* **STATED EXERCISE**
Gather all lines in the data that hold the string "this".

* **EXERCISE INPUT**
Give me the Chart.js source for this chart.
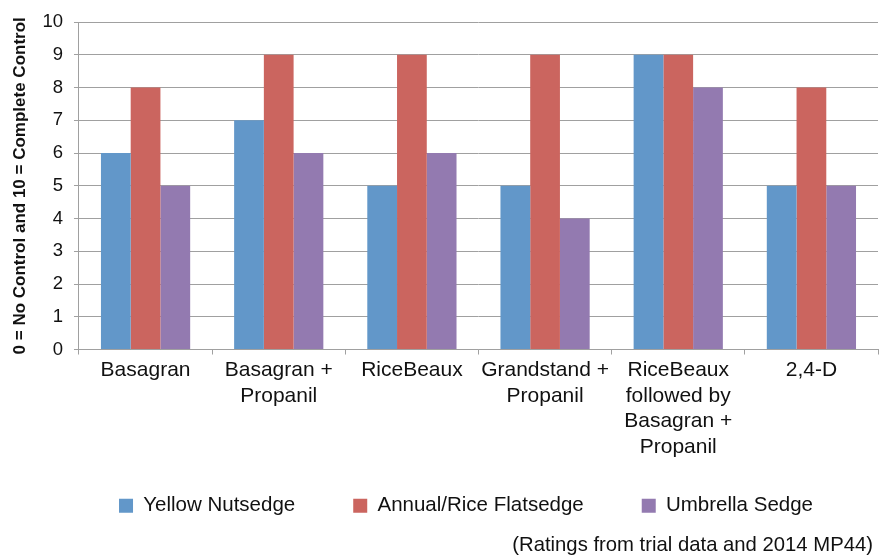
<!DOCTYPE html>
<html>
<head>
<meta charset="utf-8">
<script src="https://cdn.jsdelivr.net/npm/chart.js@4.4.1/dist/chart.umd.min.js"></script>
<style>
html,body{margin:0;padding:0;background:#fff;}
#wrap{width:890px;height:556px;position:relative;}
</style>
</head>
<body>
<div id="wrap"><canvas id="c" width="890" height="556"></canvas></div>
<script>
const categories = [
  "Basagran",
  ["Basagran +", "Propanil"],
  "RiceBeaux",
  ["Grandstand +", "Propanil"],
  ["RiceBeaux", "followed by", "Basagran +", "Propanil"],
  "2,4-D"
];
const seriesNames = ["Yellow Nutsedge", "Annual/Rice Flatsedge", "Umbrella Sedge"];
const yellowNutsedge = [6, 7, 5, 5, 9, 5];
const annualRiceFlatsedge = [8, 9, 9, 9, 9, 8];
const umbrellaSedge = [5, 6, 6, 4, 8, 5];
const yTicks = [0, 1, 2, 3, 4, 5, 6, 7, 8, 9, 10];
const yTitle = "0 = No Control and 10 = Complete Control";
const footnote = "(Ratings from trial data and 2014 MP44)";

const colors = ["#6297C9", "#CB655F", "#937AB0"];
const FONT = "'Liberation Sans', Arial, Helvetica, sans-serif";

const legendShift = {
  id: 'legendShift',
  afterLayout(chart) {
    const lg = chart.legend;
    if (!lg) return;
    const dy = -25, dx = 25;
    lg.top += dy; lg.bottom += dy;
    lg.left += dx; lg.right += dx;
  }
};
const footer = {
  id: 'footer',
  afterDraw(chart) {
    const ctx = chart.ctx;
    ctx.save();
    ctx.font = "20.3px " + FONT;
    ctx.fillStyle = "#111";
    ctx.textAlign = "right";
    ctx.textBaseline = "middle";
    ctx.fillText(footnote, chart.width - 17, chart.height - 11);
    ctx.restore();
  }
};

new Chart(document.getElementById('c'), {
  type: 'bar',
  data: {
    labels: categories,
    datasets: [
      { label: seriesNames[0], data: yellowNutsedge, backgroundColor: colors[0], borderWidth: 0 },
      { label: seriesNames[1], data: annualRiceFlatsedge, backgroundColor: colors[1], borderWidth: 0 },
      { label: seriesNames[2], data: umbrellaSedge, backgroundColor: colors[2], borderWidth: 0 }
    ]
  },
  options: {
    responsive: false,
    animation: false,
    devicePixelRatio: 1,
    layout: { padding: { left: 4, right: 12, top: 9, bottom: 5 } },
    datasets: { bar: { categoryPercentage: 0.67, barPercentage: 1.0 } },
    plugins: {
      legend: {
        position: 'bottom',
        align: 'center',
        labels: {
          boxWidth: 14, boxHeight: 14, padding: 58,
          color: '#111',
          font: { family: FONT, size: 20.5 }
        }
      },
      tooltip: { enabled: false }
    },
    scales: {
      x: {
        grid: { display: true, drawOnChartArea: false, drawTicks: true, tickLength: 5, color: '#a0a0a0', offset: true },
        border: { display: true, color: '#a0a0a0', width: 1 },
        ticks: {
          color: '#111', padding: 3, maxRotation: 0, autoSkip: false,
          font: { family: FONT, size: 21, lineHeight: 1.214 }
        }
      },
      y: {
        min: 0, max: 10,
        afterBuildTicks(scale) { scale.ticks = yTicks.map(v => ({ value: v })); },
        grid: { color: '#a0a0a0', lineWidth: 1, tickLength: 5, drawTicks: true },
        border: { display: true, color: '#a0a0a0', width: 1 },
        ticks: {
          color: '#111', padding: 11,
          font: { family: FONT, size: 18.5 }
        },
        title: {
          display: true, text: yTitle, color: '#111',
          padding: { top: 6, bottom: 1 },
          font: { family: FONT, size: 17, weight: 'bold' }
        }
      }
    }
  },
  plugins: [legendShift, footer]
});
</script>
</body>
</html>
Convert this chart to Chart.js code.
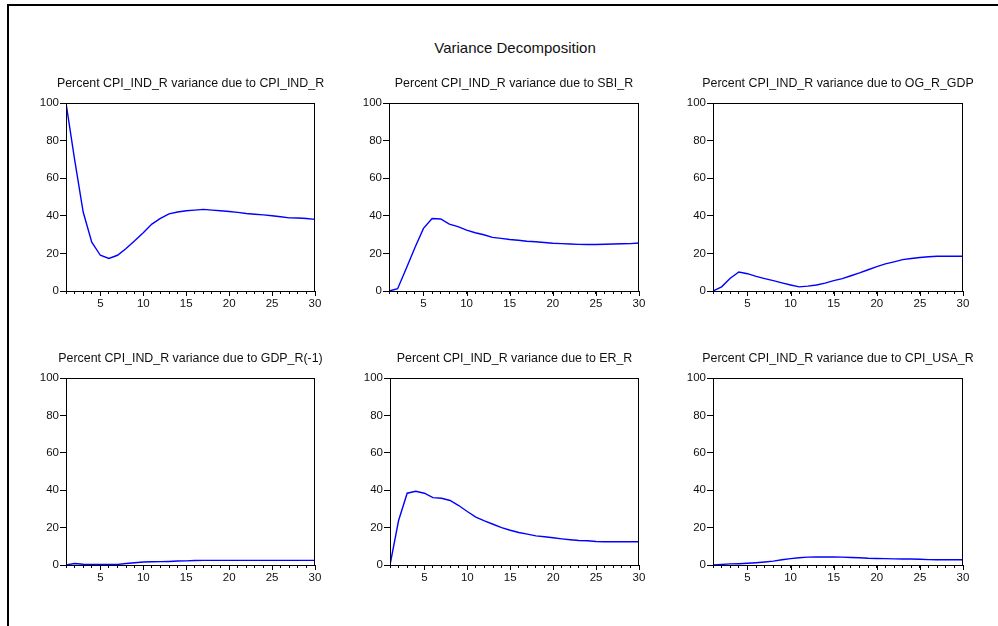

* **WRITTEN ANSWER**
Give me the Chart.js source for this chart.
Convert this chart to Chart.js code.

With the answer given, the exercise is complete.